Valter Maggi et Marco Giardino, respectivement président et vice-président du
Comité Glaciologique Italien, confirment : “Les données glaciologiques de la Marmolada rendent ce glacier emblématique de la souffrance de tous les glaciers alpins. C’est un corps glaciaire mal nourri qui souffre du réchauffement climatique et des activités humaines.”
S’il y a 136 ans il s’étendait sur d’environ 500 hectares et avait la taille de 700 terrains de football, le glacier a enregistré depuis 1888 une perte superficielle de plus de 80 % et une perte volumétrique de plus de 94 %. En 2024, l’épaisseur maximale mesurée a été de 34 mètres. La fonte accélérée des glaces à haute altitude laisse place à un désert de roche blanche. Peu à peu de nouveaux écosystèmes, qui s’épanouissaient autrefois bien plus bas en altitude, prennent vie au-dessus de 2000 et même 3000 mètres.
Une condamnation à mort que la Marmolada partage aussi avec d’autres glaciers des Alpes italiennes, dont celui d’Adamello, situé entre Lombardie et Trentin, et du Forni, en Lombardie. Deux glaciers qui ont encore une surface de plus de 10 km2 mais qui connaissent eux aussi un fort retrait depuis quelques décennies.

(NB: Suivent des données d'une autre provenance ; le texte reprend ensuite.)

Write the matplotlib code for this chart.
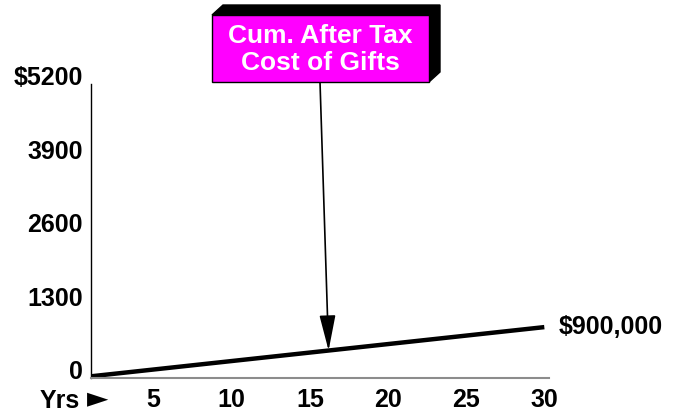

Les fortes chaleurs de l’été 2023 ont provoqué, sur certaines journées, une perte d’épaisseur de 7 cm sur le glacier de la Marmolada. Sur celui de Forni, ce sont 10 cm de glace qui pouvaient disparaître en seulement 24 heures aux endroits des relevés. Enfin, concernant Adamello, les chercheurs expliquent qu’on marche aujourd’hui sur de la “glace issue des chutes de neige des années 1980.”
Les scientifiques de cette cinquième édition de la Caravane des Glaciers, qui a étudié, du 5 août au 9 septembre, pas moins de 12 glaciers, s’inquiètent aussi des conséquences des bâches plastiques posées sur le glacier de la Marmolada notamment. Depuis quelques années, ces couvertures blanches géantes sont posées pour tenter de garder les glaciers au frais, du moins partiellement. Sur la Marmolada, c’est aujourd’hui pas moins de 4 hectares qui sont ainsi recouverts, une surface qui a doublé le début de l’expérimentation.
Le hic est que ces immenses bâches plastiques se désagrègent peu à peu face aux éléments parfois rudes en haute montagne. Legambiente soupçonne une pollution aux microplastiques assez importante. Pour le confirmer, en juillet dernier, des membres de l’Université de Padoue ont réalisé un premier prélèvement d’eau de fonte du glacier.
Legambiente pointe aussi du doigt les déchets encore trop souvent laissés dans la nature par les alpinistes et les randonneurs, mais aussi ceux, anciens, qui apparaissent à la fonte des glaces. Les vieilles installations (remontées mécaniques, usines hydroélectriques, etc.) laissées à l’abandon et non démantelées pour des raisons de coûts sont aussi problématiques et créent de la pollution dans un écosystème déjà très fortement fragilisé.
Pour toutes ces raisons, l’association environnementale a lancé une pétition pour exiger du gouvernement italien et des institutions européennes une série de mesures afin de protéger les montagnes. Elle soutient en cela le Manifeste pour la reconnaissance de la valeur des glaciers et la sauvegarde de nos écosystèmes de Climbing for Climate.